WRITTEN EXERCISE – Extract, unchanged, every line from the top of the material below through the line with "import matplotlib.pyplot as plt", and no more.

====== PROVIDED DATA ======

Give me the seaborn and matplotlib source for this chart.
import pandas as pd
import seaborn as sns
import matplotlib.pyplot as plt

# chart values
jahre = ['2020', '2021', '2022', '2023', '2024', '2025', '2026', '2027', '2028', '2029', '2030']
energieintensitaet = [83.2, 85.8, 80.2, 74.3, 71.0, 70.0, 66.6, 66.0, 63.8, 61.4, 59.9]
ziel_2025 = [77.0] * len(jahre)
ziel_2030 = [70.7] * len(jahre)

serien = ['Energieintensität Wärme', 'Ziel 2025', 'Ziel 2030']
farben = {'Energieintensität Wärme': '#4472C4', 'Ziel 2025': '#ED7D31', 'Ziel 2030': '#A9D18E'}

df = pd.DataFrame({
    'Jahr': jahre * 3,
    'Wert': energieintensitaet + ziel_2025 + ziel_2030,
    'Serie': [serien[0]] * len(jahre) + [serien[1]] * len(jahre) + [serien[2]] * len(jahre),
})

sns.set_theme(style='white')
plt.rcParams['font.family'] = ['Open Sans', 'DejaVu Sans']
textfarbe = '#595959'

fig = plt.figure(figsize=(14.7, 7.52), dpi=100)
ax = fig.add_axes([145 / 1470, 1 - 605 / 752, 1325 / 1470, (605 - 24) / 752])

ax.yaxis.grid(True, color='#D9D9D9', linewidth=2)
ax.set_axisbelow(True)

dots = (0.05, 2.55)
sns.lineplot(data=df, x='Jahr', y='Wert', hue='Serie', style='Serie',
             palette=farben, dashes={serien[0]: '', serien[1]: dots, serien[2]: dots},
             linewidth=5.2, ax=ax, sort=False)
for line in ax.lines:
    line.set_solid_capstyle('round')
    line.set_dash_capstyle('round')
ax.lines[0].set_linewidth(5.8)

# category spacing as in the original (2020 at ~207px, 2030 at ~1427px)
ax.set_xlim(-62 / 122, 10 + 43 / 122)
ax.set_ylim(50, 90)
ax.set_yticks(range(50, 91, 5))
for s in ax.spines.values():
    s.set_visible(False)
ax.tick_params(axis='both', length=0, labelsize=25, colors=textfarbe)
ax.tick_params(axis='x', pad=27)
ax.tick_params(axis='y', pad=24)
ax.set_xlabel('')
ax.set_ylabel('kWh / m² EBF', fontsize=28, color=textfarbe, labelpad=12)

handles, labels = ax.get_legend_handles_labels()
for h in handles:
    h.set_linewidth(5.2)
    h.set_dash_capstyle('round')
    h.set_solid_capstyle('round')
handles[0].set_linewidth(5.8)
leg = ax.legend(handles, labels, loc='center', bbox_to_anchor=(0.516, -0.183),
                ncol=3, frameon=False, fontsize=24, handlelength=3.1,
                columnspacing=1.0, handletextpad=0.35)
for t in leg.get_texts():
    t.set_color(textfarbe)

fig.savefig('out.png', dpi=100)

======

SOLVED EXERCISE –
Give me the seaborn and matplotlib source for this chart.
import pandas as pd
import seaborn as sns
import matplotlib.pyplot as plt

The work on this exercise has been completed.